The keys to Roett’s competition career were enjoyment and a determination to do everything to the best of his ability. As Gillmore says: “He enjoyed competing whether he won or not . . . and loved to party after events. He lived every day like there was no tomorrow.” His like has rarely been seen in the 50-year history of the Barbados Rally Club, and his passing was felt by many.

To return to a common theme of this book, he also brought family to the table; wife Beverley was not only an important supporter of Roett’s own career, but she also served on the Club committee as Treasurer, something that Ru himself would not have found easy. As Club Vice-Chairman Barry Gale once described him: “Ru was always ‘outside the tent’ looking in, he was not an establishment person, and was not afraid to express his opinion. Which is one reason why it is so difficult each year for the committee to nominate the winner of the Richard Roett Memorial Trophy – to try and capture the spirit in which that was donated to the Club is very, very hard.”

His sudden death aged 49 from a heart attack, while working in the yard one Sunday morning in December 2002, shocked the motor sport community in Barbados and around the region; he had requested that his funeral should not be a mournful occasion, in line with which the dress code was casual and colourful, with many of his fellow-drivers in their overalls.
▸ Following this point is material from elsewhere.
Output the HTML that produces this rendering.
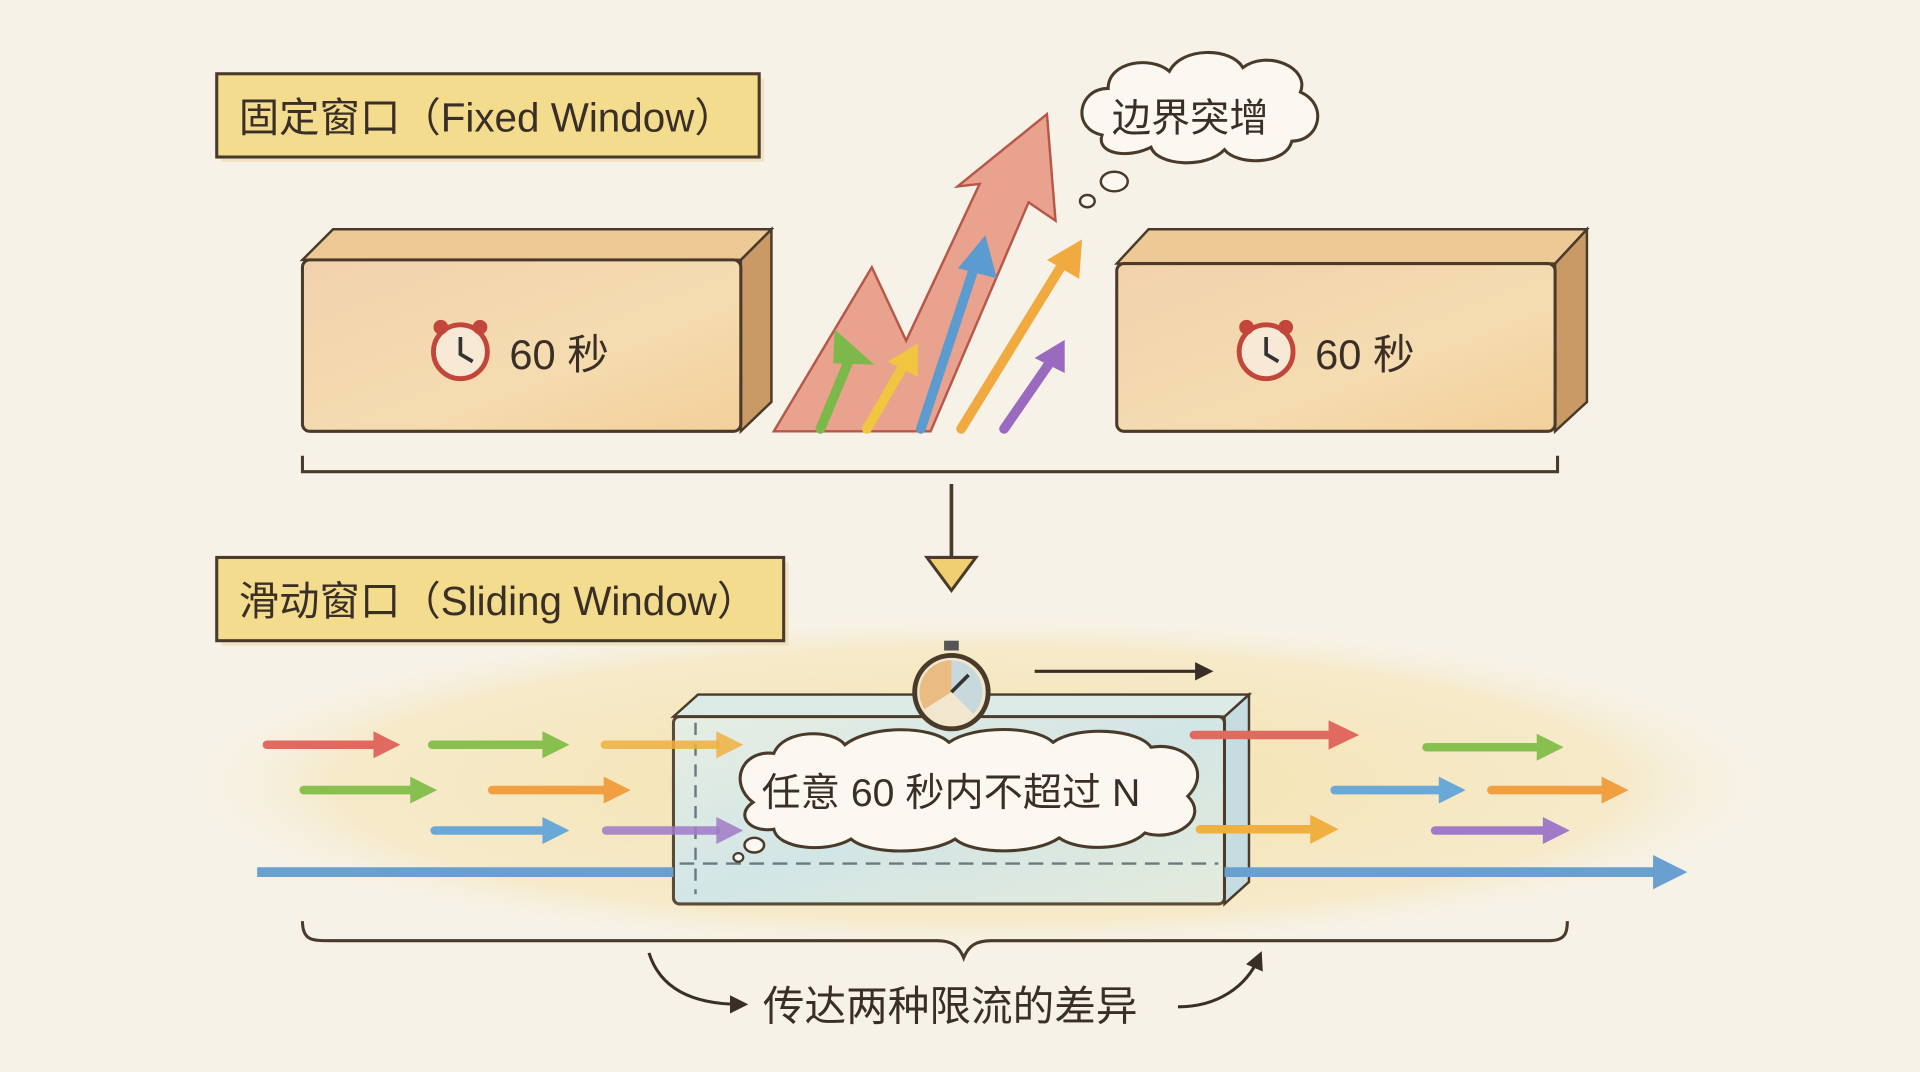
<!DOCTYPE html>
<html><head><meta charset="utf-8"><style>
html,body{margin:0;padding:0;background:#f7f2e7;}
svg{display:block}
text{font-family:"Liberation Sans","Noto Sans CJK SC",sans-serif;fill:#3a2f26}
</style></head><body>
<svg width="1920" height="1072" viewBox="0 0 1568 875" xmlns="http://www.w3.org/2000/svg">
<defs>
<linearGradient id="blk" x1="0" y1="0" x2="1" y2="1">
<stop offset="0" stop-color="#f1d2ad"/><stop offset="0.6" stop-color="#f5dcb0"/><stop offset="1" stop-color="#f3cf9a"/></linearGradient>
<linearGradient id="glass" x1="0" y1="0" x2="1" y2="1">
<stop offset="0" stop-color="#e6efe8"/><stop offset="0.5" stop-color="#cfe6ea"/><stop offset="1" stop-color="#e3ecdf"/></linearGradient>
<radialGradient id="wash" cx="0.5" cy="0.5" r="0.5">
<stop offset="0" stop-color="#f4dc9a" stop-opacity="0.8"/><stop offset="0.8" stop-color="#f4e2ad" stop-opacity="0.5"/><stop offset="1" stop-color="#f7f2e7" stop-opacity="0"/></radialGradient>
<marker id="ah" viewBox="0 0 10 10" refX="6" refY="5" markerWidth="6" markerHeight="6" orient="auto"><path d="M0,0 L10,5 L0,10 z" fill="#3a2f26"/></marker>
</defs>
<rect width="1568" height="875" fill="#f7f2e7"/>

<rect x="181" y="64" width="443" height="68" fill="#e9d8a8" opacity="0.6"/>
<rect x="177" y="60" width="443" height="68" fill="#f3dc8e" stroke="#4a3a2a" stroke-width="2.5"/>
<text x="195" y="107" font-size="33">固定窗口（Fixed Window）</text>

<path d="M605,212 L630,187 L630,328 L605,352 Z" fill="#c99a66" stroke="#4a3a2a" stroke-width="2"/>
<path d="M247,212 L272,187 L630,187 L605,212 Z" fill="#edc995" stroke="#4a3a2a" stroke-width="2"/>
<rect x="247" y="212" width="358" height="140" rx="6" fill="url(#blk)" stroke="#4a3a2a" stroke-width="2.5"/>
<g transform="translate(376,287)">
<circle r="22" fill="#f8e8d6" stroke="#c2473a" stroke-width="4"/>
<circle cx="-16" cy="-20" r="6" fill="#c2473a"/><circle cx="16" cy="-20" r="6" fill="#c2473a"/>
<path d="M0,-12 L0,2 L10,8" stroke="#333" stroke-width="3" fill="none"/></g>
<text x="416" y="301" font-size="34">60 秒</text>

<path d="M1270,215 L1296,187 L1296,328 L1270,352 Z" fill="#c99a66" stroke="#4a3a2a" stroke-width="2"/>
<path d="M912,215 L938,187 L1296,187 L1270,215 Z" fill="#edc995" stroke="#4a3a2a" stroke-width="2"/>
<rect x="912" y="215" width="358" height="137" rx="6" fill="url(#blk)" stroke="#4a3a2a" stroke-width="2.5"/>
<g transform="translate(1034,287)">
<circle r="22" fill="#f8e8d6" stroke="#c2473a" stroke-width="4"/>
<circle cx="-16" cy="-20" r="6" fill="#c2473a"/><circle cx="16" cy="-20" r="6" fill="#c2473a"/>
<path d="M0,-12 L0,2 L10,8" stroke="#333" stroke-width="3" fill="none"/></g>
<text x="1074" y="301" font-size="34">60 秒</text>

<path d="M632,352 L712,218 L740,278 L800,150 L782,152 L855,93 L862,180 L840,165 L760,352 Z" fill="#e89a85" stroke="#b0473a" stroke-width="2" opacity="0.9"/>
<g stroke-width="8" fill="none" stroke-linecap="round">
<path d="M670,350 L695,290" stroke="#7cb84a"/><path d="M683,272 L710,296 L682,295Z" fill="#7cb84a" stroke="#7cb84a" stroke-width="3"/>
<path d="M708,350 L738,298" stroke="#f0c640"/><path d="M748,283 L748,305 L728,295Z" fill="#f0c640" stroke="#f0c640" stroke-width="3"/>
<path d="M752,350 L795,220" stroke="#5b9bd0"/><path d="M804,195 L812,225 L785,218Z" fill="#5b9bd0" stroke="#5b9bd0" stroke-width="3"/>
<path d="M785,350 L868,215" stroke="#f0aa40"/><path d="M882,198 L880,225 L858,212Z" fill="#f0aa40" stroke="#f0aa40" stroke-width="3"/>
<path d="M820,350 L858,295" stroke="#9a6ac0"/><path d="M868,280 L868,302 L848,292Z" fill="#9a6ac0" stroke="#9a6ac0" stroke-width="3"/>
</g>

<path d="M900,110 C875,105 880,72 905,72 C905,50 940,45 955,58 C965,38 1005,38 1015,55 C1035,40 1070,55 1062,75 C1085,85 1078,115 1055,115 C1050,135 1010,135 1000,122 C985,138 945,135 940,120 C920,130 895,125 900,110 Z" fill="#fbf8f1" stroke="#4a3a2a" stroke-width="2.5"/>
<text x="908" y="107" font-size="32">边界突增</text>
<ellipse cx="910" cy="148" rx="11" ry="8" fill="#fbf8f1" stroke="#4a3a2a" stroke-width="2"/>
<ellipse cx="888" cy="164" rx="6" ry="5" fill="#fbf8f1" stroke="#4a3a2a" stroke-width="2"/>

<path d="M247,372 L247,385 L1272,385 L1272,372" stroke="#4a3a2a" stroke-width="2.5" fill="none"/>

<path d="M777,395 L777,455" stroke="#4a3a2a" stroke-width="3"/>
<path d="M757,455 L797,455 L777,482 Z" fill="#f0cf72" stroke="#4a3a2a" stroke-width="2.5"/>

<ellipse cx="800" cy="640" rx="660" ry="140" fill="url(#wash)"/>
<rect x="181" y="459" width="463" height="68" fill="#e9d8a8" opacity="0.6"/>
<rect x="177" y="455" width="463" height="68" fill="#f3dc8e" stroke="#4a3a2a" stroke-width="2.5"/>
<text x="195" y="502" font-size="33">滑动窗口（Sliding Window）</text>

<path d="M1000,585 L1020,567 L1020,720 L1000,738 Z" fill="#c5dde0" stroke="#4a3a2a" stroke-width="2"/>
<path d="M550,585 L570,567 L1020,567 L1000,585 Z" fill="#dcebe6" stroke="#4a3a2a" stroke-width="2"/>
<rect x="550" y="585" width="450" height="153" rx="5" fill="url(#glass)" stroke="#4a3a2a" stroke-width="2.5" opacity="0.9"/>
<line x1="555" y1="705" x2="995" y2="705" stroke="#6a7a80" stroke-width="2" stroke-dasharray="12,7"/>
<line x1="568" y1="590" x2="568" y2="730" stroke="#6a7a80" stroke-width="2" stroke-dasharray="10,7"/>

<g stroke-width="7" stroke-linecap="round">
<line x1="218" y1="608" x2="305" y2="608" stroke="#e06a60"/><path d="M305,597 L327,608 L305,619Z" fill="#e06a60"/>
<line x1="353" y1="608" x2="443" y2="608" stroke="#88c050"/><path d="M443,597 L465,608 L443,619Z" fill="#88c050"/>
<line x1="494" y1="608" x2="585" y2="608" stroke="#f0b040" opacity="0.85"/><path d="M585,597 L607,608 L585,619Z" fill="#f0b040" opacity="0.85"/>
<line x1="248" y1="645" x2="335" y2="645" stroke="#88c050"/><path d="M335,634 L357,645 L335,656Z" fill="#88c050"/>
<line x1="402" y1="645" x2="493" y2="645" stroke="#f0a040"/><path d="M493,634 L515,645 L493,656Z" fill="#f0a040"/>
<line x1="355" y1="678" x2="443" y2="678" stroke="#6aa8d8"/><path d="M443,667 L465,678 L443,689Z" fill="#6aa8d8"/>
<line x1="495" y1="678" x2="585" y2="678" stroke="#a07ac8" opacity="0.85"/><path d="M585,667 L607,678 L585,689Z" fill="#a07ac8" opacity="0.85"/>
</g>

<line x1="210" y1="712" x2="550" y2="712" stroke="#6aa0d0" stroke-width="8"/>
<line x1="1000" y1="712" x2="1352" y2="712" stroke="#6aa0d0" stroke-width="8"/>
<path d="M1350,698 L1378,712 L1350,726Z" fill="#6aa0d0"/>

<g stroke-width="7" stroke-linecap="round">
<line x1="975" y1="600" x2="1085" y2="600" stroke="#e06a60"/><path d="M1085,588 L1110,600 L1085,612Z" fill="#e06a60"/>
<line x1="1165" y1="610" x2="1255" y2="610" stroke="#88c050"/><path d="M1255,599 L1277,610 L1255,621Z" fill="#88c050"/>
<line x1="1090" y1="645" x2="1175" y2="645" stroke="#6aa8d8"/><path d="M1175,634 L1197,645 L1175,656Z" fill="#6aa8d8"/>
<line x1="1218" y1="645" x2="1308" y2="645" stroke="#f0a040"/><path d="M1308,634 L1330,645 L1308,656Z" fill="#f0a040"/>
<line x1="980" y1="677" x2="1070" y2="677" stroke="#f0b040"/><path d="M1070,665 L1093,677 L1070,689Z" fill="#f0b040"/>
<line x1="1172" y1="678" x2="1260" y2="678" stroke="#a07ac8"/><path d="M1260,667 L1282,678 L1260,689Z" fill="#a07ac8"/>
</g>

<line x1="845" y1="548" x2="985" y2="548" stroke="#3a2f26" stroke-width="2.5" marker-end="url(#ah)"/>
<g transform="translate(777,565)">
<rect x="-6" y="-42" width="12" height="8" fill="#555"/>
<circle r="30" fill="#f3e6cf" stroke="#4a3a2a" stroke-width="4"/>
<path d="M0,0 L0,-26 A26,26 0 0 0 -22,14 Z" fill="#e8b070" opacity="0.8"/>
<path d="M0,0 L0,-26 A26,26 0 0 1 18,18 Z" fill="#bcd6e0" opacity="0.8"/>
<path d="M0,0 L14,-14" stroke="#333" stroke-width="3"/></g>

<path d="M615,655 C595,640 605,612 632,615 C640,595 680,595 690,608 C710,592 760,592 775,606 C795,592 845,592 860,606 C880,592 930,595 940,610 C970,605 990,630 970,650 C988,668 960,688 935,680 C920,695 880,695 865,684 C845,698 795,698 780,685 C760,698 710,698 695,685 C675,697 635,693 632,677 C612,680 600,665 615,655 Z" fill="#fbf8f1" stroke="#4a3a2a" stroke-width="2.5"/>
<text x="622" y="658" font-size="32">任意 60 秒内不超过 N</text>
<ellipse cx="616" cy="690" rx="8" ry="6" fill="#fbf8f1" stroke="#4a3a2a" stroke-width="2"/>
<ellipse cx="603" cy="700" rx="4" ry="3.5" fill="#fbf8f1" stroke="#4a3a2a" stroke-width="1.8"/>

<path d="M247,752 C247,768 255,768 270,768 L765,768 C777,768 783,772 787,782 C791,772 797,768 810,768 L1265,768 C1278,768 1280,762 1280,752" stroke="#4a3a2a" stroke-width="2.5" fill="none"/>

<path d="M530,778 C540,810 570,820 605,820" stroke="#3a2f26" stroke-width="2.5" fill="none" marker-end="url(#ah)"/>
<text x="623" y="833" font-size="34">传达两种限流的差异</text>
<path d="M962,822 C995,822 1018,805 1028,782" stroke="#3a2f26" stroke-width="2.5" fill="none" marker-end="url(#ah)"/>
</svg>
</body></html>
He was laid to rest against the background of music from the Merrymen, his favourite group.

One of his closest friends, and former team-mates, was Roger Hill, who shared the eulogy that day with Sydney Corbin; he selected three quotations which he felt summed up the remarkable spirit of Richard Roett, one of which was: “I am prepared to meet my Maker. Whether my Maker is prepared for the great ordeal of meeting me is another matter.”

‘Ru’ is another to have passed his talents on to the next generation, son Cliff, who not only inherited his father’s talent for engineering, but also his inspiring attitude to life. On winning the Club’s Rookie of the Year Award in 2001, Cliff revealed that he would be moving up a Group for the following season, but added: “I just want to have some fun.” Now, where had everyone heard that before?